begin

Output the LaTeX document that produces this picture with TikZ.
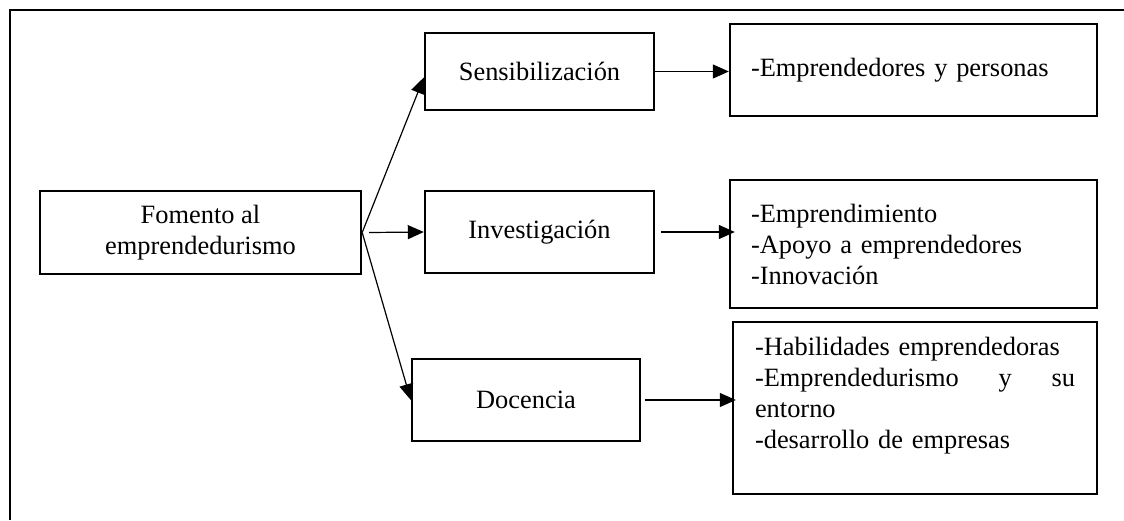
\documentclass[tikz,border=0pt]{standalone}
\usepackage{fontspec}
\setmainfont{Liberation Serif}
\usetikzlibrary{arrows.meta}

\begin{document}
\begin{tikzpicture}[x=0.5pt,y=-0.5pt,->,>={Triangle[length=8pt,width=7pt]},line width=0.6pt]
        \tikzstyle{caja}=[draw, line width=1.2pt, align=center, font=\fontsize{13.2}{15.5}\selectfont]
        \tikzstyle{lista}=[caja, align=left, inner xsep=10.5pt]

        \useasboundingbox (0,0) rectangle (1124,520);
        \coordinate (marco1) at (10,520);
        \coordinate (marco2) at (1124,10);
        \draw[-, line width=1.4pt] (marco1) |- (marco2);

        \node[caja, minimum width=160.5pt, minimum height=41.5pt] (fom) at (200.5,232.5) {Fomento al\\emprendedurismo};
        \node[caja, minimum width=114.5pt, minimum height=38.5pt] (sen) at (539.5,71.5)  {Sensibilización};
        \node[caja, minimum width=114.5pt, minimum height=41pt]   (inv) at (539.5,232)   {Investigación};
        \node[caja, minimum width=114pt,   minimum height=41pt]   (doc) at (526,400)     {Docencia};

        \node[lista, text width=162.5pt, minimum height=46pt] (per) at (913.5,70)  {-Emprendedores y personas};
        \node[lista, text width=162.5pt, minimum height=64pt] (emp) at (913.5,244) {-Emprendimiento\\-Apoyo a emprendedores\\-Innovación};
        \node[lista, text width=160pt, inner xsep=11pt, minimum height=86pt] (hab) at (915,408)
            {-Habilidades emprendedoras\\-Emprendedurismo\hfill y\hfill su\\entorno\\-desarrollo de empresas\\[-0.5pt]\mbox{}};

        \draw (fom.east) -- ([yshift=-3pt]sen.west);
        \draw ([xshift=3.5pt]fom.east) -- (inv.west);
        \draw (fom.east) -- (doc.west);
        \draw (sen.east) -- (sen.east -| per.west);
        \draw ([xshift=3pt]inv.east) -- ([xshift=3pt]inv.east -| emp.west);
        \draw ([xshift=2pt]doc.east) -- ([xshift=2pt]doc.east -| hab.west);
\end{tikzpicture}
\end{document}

end
begin

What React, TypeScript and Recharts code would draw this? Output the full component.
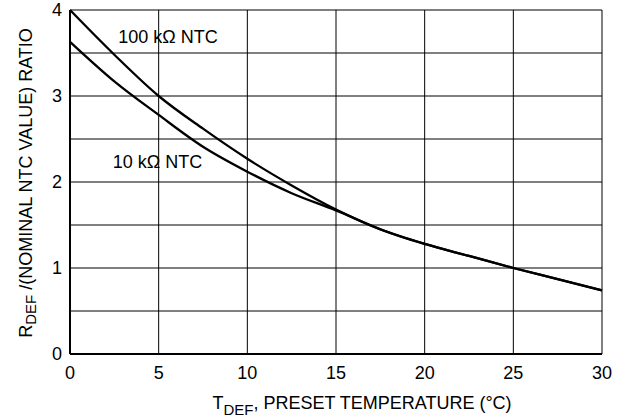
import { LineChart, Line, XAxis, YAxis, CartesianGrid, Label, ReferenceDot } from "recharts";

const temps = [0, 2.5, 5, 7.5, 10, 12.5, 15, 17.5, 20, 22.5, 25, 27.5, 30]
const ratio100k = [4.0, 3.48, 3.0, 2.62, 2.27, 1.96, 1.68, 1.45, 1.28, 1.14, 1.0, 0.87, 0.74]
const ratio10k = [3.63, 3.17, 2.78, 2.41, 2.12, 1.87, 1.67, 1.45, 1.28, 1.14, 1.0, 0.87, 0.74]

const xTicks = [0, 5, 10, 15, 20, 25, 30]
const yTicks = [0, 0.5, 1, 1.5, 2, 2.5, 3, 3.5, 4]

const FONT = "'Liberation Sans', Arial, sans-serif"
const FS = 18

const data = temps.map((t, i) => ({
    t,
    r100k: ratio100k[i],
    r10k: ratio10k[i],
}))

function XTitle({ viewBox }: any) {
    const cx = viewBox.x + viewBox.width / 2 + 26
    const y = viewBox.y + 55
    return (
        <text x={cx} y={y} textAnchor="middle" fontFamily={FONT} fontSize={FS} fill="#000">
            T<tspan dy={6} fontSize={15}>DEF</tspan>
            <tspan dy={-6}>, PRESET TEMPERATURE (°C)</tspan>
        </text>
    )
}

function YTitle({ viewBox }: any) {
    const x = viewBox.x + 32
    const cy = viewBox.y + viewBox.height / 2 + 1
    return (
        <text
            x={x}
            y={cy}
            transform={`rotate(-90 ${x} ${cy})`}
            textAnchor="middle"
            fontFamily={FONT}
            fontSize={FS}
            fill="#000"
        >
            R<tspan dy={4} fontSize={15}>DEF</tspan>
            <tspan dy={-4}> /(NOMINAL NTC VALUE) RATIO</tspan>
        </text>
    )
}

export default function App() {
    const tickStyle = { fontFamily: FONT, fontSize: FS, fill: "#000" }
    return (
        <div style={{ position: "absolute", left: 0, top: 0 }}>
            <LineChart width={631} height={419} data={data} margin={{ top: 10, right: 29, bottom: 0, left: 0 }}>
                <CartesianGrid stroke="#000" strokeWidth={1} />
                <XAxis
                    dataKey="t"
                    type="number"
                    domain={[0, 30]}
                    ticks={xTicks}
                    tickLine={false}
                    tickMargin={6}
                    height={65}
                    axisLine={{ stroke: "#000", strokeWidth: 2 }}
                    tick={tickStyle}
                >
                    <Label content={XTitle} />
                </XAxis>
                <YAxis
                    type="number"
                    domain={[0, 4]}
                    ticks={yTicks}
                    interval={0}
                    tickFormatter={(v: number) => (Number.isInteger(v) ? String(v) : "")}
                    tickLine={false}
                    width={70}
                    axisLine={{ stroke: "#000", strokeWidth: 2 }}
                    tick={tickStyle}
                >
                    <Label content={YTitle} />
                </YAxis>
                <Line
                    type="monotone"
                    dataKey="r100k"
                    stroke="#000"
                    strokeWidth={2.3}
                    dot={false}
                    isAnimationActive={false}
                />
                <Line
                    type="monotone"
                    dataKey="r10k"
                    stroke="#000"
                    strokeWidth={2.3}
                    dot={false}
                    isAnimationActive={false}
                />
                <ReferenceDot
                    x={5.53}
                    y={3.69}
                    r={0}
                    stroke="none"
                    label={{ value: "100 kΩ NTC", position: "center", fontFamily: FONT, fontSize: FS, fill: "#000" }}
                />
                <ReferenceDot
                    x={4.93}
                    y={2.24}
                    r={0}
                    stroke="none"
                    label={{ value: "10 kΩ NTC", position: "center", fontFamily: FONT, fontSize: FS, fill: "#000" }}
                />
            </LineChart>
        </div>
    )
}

end
begin

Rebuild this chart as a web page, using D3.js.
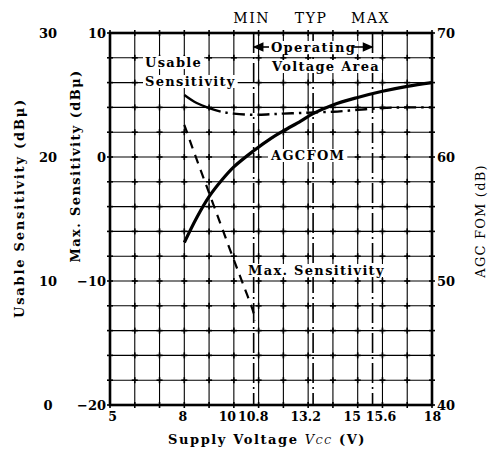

end

**Given exercise:** Pull out each line containing the word "draw" and copy it.

**Result of this task:**
        \tikzstyle{caja}=[draw, line width=1.2pt, align=center, font=\fontsize{13.2}{15.5}\selectfont]
        \draw[-, line width=1.4pt] (marco1) |- (marco2);
        \draw (fom.east) -- ([yshift=-3pt]sen.west);
        \draw ([xshift=3.5pt]fom.east) -- (inv.west);
        \draw (fom.east) -- (doc.west);
        \draw (sen.east) -- (sen.east -| per.west);
        \draw ([xshift=3pt]inv.east) -- ([xshift=3pt]inv.east -| emp.west);
        \draw ([xshift=2pt]doc.east) -- ([xshift=2pt]doc.east -| hab.west);
What React, TypeScript and Recharts code would draw this? Output the full component.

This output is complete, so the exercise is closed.